All of this comes at a time when some are questioning ETFsand their proliferation in recent years. Eric Balchunas says in Bloomberg the most recent ETFs—here have been 72 created this year—“either have an overly complex design or track a trendy, yet less substantive, theme.”
The survey shows advisors favor ETFs because of their lower costs (75 percent), tax efficiency (56 percent), trading flexibility (51 percent) and transparency of holdings (22 percent).
“The vast majority of ETFs are based on indexes, including those that focus on smart beta, and I think the growth in popularity is to a significant degree reflective of the ongoing shift among financial planners toward more passive approaches to investing client assets,” said Dave Yeske, practitioner editor of the Journal of Financial Planning. “Even planners who still use active investment strategies will often start with a core portfolio built around index funds, increasingly in the form of ETFs.”

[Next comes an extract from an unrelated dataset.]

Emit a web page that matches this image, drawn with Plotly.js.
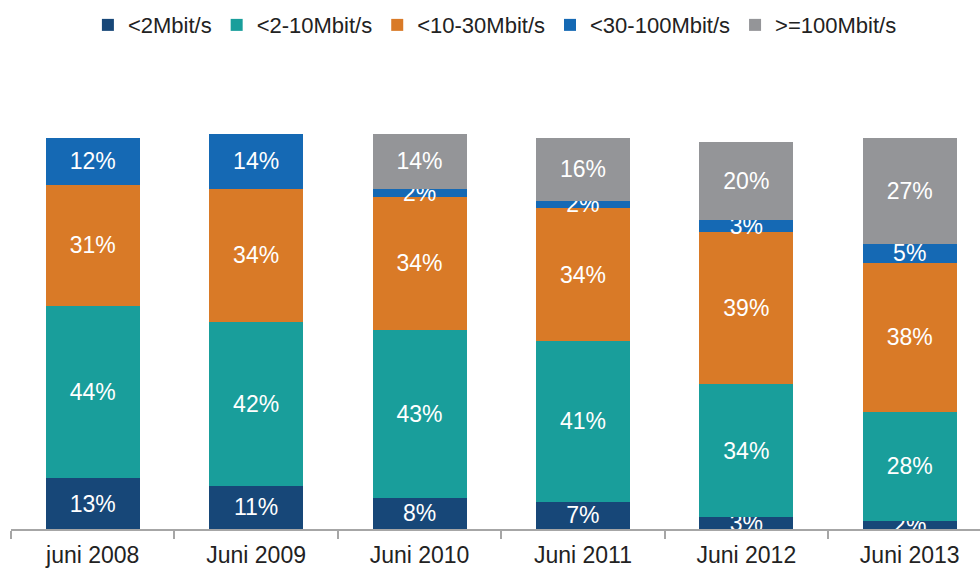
<!DOCTYPE html>
<html>
<head>
<meta charset="utf-8">
<script src="https://cdn.plot.ly/plotly-3.0.1.min.js"></script>
<style>
  body { margin: 0; background: #fff; }
  #chart { width: 980px; height: 570px; }
</style>
</head>
<body>
<div id="chart"></div>
<script>
// Data
var categories = ["juni 2008", "Juni 2009", "Juni 2010", "Juni 2011", "Juni 2012", "Juni 2013"];
var seriesNames = ["<2Mbit/s", "<2-10Mbit/s", "<10-30Mbit/s", "<30-100Mbit/s", ">=100Mbit/s"];
var lt2 = [13, 11, 8, 7, 3, 2];
var r2to10 = [44, 42, 43, 41, 34, 28];
var r10to30 = [31, 34, 34, 34, 39, 38];
var r30to100 = [12, 14, 2, 2, 3, 5];
var ge100 = [null, null, 14, 16, 20, 27];

var colors = ["#174778", "#199e9b", "#d97a27", "#1569b4", "#949598"];
var values = [lt2, r2to10, r10to30, r30to100, ge100];

var data = values.map(function (vals, i) {
  return {
    x: categories,
    y: vals,
    name: seriesNames[i],
    type: "bar",
    marker: { color: colors[i] },
    text: vals.map(function (v) { return v == null ? "" : v + "%"; }),
    textposition: "inside",
    insidetextanchor: "middle",
    textangle: 0,
    textfont: { color: "#ffffff", size: 23, family: "Liberation Sans, Arial, sans-serif" },
    hoverinfo: "none"
  };
});

var layout = {
  barmode: "stack",
  bargap: 0.425,
  width: 980,
  height: 570,
  margin: { l: 11, r: 0, t: 100, b: 41 },
  paper_bgcolor: "#ffffff",
  plot_bgcolor: "#ffffff",
  font: { family: "Liberation Sans, Arial, sans-serif", color: "#222222" },
  uniformtext: { mode: "show", minsize: 23 },
  showlegend: true,
  legend: {
    orientation: "h",
    traceorder: "normal",
    xref: "container",
    yref: "container",
    x: 0.505,
    xanchor: "center",
    y: 0.956,
    yanchor: "middle",
    font: { size: 22, color: "#222222" }
  },
  xaxis: {
    type: "category",
    range: [-0.5, 5.43],
    tickson: "boundaries",
    ticks: "outside",
    ticklen: 8,
    tickwidth: 2,
    tickcolor: "#a6a6a6",
    showline: true,
    linecolor: "#a6a6a6",
    linewidth: 2,
    ticklabelstandoff: 4,
    tickfont: { size: 23, color: "#222222" },
    showgrid: false,
    zeroline: false
  },
  yaxis: {
    range: [0, 109.7],
    visible: false,
    showgrid: false,
    zeroline: false
  }
};

Plotly.newPlot("chart", data, layout, { displayModeBar: false, staticPlot: true });
</script>
</body>
</html>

“Although the concept of smart beta continues to get media attention and fund providers continue to release new ETFs products in this category, survey results indicate that only 24 percent of advisers have used smart beta ETFs with clients in the last 12 months,” an increase from 22 percent in 2015, the survey says.
The survey also found that advisors' long-term economic outlook is more positive than their short-term outlook. Sixty-four percent of advisors are optimistic about the economy over the next five years, but only 26 percent feel the same about the economic outlook for the next six months.